Sandwich chain Potbelly (PBPB) is considering closing up to 100 restaurants as it feels the impact of the coronavirus. The company announced the news, saying it was actively negotiating with its landlords.

Potbelly closed its dining rooms in March amid the COVID-19 pandemic and furloughed a portion of its employees following the closures. The company received a Paycheck Protection Program loan for $10 million but returned it after it faced criticism for accepting the money that was earmarked for small businesses.

“We understand challenges will persist over the next several months, and are taking the necessary steps to support and fortify our business,” Alan Johnson, president and CEO at Potbelly, said in a statement. “We are operating with a cash-preservation mindset.

Johnson continued, “Currently, we are having proactive conversations with our landlords, are considering closing up to 100 shops, and are continuously working to implement ways to work more effectively and efficiently.
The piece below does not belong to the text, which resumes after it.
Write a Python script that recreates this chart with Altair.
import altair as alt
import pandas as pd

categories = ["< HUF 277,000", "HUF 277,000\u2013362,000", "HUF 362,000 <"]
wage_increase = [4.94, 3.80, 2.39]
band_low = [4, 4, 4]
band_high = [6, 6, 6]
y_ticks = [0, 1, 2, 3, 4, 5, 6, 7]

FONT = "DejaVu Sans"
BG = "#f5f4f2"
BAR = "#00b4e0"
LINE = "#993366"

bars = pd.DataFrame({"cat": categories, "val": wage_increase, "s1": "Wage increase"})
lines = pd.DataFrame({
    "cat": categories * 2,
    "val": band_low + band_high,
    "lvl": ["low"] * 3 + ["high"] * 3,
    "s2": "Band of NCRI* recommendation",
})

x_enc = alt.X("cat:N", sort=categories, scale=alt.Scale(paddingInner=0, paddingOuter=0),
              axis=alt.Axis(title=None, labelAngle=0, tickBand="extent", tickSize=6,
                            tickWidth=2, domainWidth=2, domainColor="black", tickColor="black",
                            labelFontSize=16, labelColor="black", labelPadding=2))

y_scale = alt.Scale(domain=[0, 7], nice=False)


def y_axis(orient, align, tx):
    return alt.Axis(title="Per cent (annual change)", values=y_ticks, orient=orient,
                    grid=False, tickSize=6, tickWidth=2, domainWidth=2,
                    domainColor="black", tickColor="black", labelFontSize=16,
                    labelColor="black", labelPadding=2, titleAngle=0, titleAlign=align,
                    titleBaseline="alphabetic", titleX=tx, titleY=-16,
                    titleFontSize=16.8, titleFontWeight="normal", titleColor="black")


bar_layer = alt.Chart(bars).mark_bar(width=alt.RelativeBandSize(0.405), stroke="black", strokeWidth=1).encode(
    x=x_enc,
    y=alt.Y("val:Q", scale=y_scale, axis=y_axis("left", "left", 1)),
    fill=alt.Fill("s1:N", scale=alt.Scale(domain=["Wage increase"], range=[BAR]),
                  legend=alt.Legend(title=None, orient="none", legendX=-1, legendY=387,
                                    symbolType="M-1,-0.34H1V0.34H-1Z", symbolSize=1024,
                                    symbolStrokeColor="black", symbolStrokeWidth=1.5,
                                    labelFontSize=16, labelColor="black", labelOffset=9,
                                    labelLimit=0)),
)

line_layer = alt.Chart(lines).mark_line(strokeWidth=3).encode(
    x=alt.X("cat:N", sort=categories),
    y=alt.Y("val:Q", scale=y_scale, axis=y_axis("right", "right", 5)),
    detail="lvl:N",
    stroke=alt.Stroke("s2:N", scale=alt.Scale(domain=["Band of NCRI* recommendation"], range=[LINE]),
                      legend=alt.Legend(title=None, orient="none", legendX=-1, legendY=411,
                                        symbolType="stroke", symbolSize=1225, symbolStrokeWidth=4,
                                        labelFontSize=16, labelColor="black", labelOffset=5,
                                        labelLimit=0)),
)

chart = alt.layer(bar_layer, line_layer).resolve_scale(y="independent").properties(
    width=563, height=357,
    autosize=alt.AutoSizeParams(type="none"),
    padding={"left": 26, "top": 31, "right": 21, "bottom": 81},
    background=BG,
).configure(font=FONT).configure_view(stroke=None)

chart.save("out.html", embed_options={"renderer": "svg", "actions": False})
We have a firm grasp on what we can control within our business.”

With its restaurant dining rooms closed, Potbelly reported a 45% increase in drive-thru and pickup orders in April. Potbelly has 470 locations spread throughout the U.S.

Potbelly had total revenues of $87.6 million in Q1 2020, down from the 98.1 million it reported a year earlier. Comparable store sales at company-operated restaurants dropped 10.1% as the coronavirus hit but were up 2.5% during the first 10 weeks of the first quarter. The company also saw a net loss of $13.3 million in the first quarter of the year.

The company drew $40 million from its revolving credit facility in March and has enacted a series of cost-cutting measures across the chain. Potbelly was on track to have a strong performing year until the coronavirus took ahold, reporting a comparable same-store sales increase of 2.5% in January and 4.1% rise in February, positioning the company to record its first positive quarter since Q4 2016.

“The pandemic dramatically impacted our sales and oriented our priorities first around the health and safety of our employees and customers, and second, toward aggressively protecting our balance sheet,” Johnson said. “In March, as we abruptly saw our comparable same-store sales drop to -68%, we took immediate and decisive action.

“Among other things, we shut down dine-in options across our shops in accordance with state mandates, temporarily closed 36 company-operated shops, furloughed one-third of our corporate employees and cut salaries for all executives and corporate employees by 25%. All of these decisions were necessary and painful,” he added.

Shares of Potbelly stock were down 12.95% as of 10:17 a.m. EDT on Wednesday.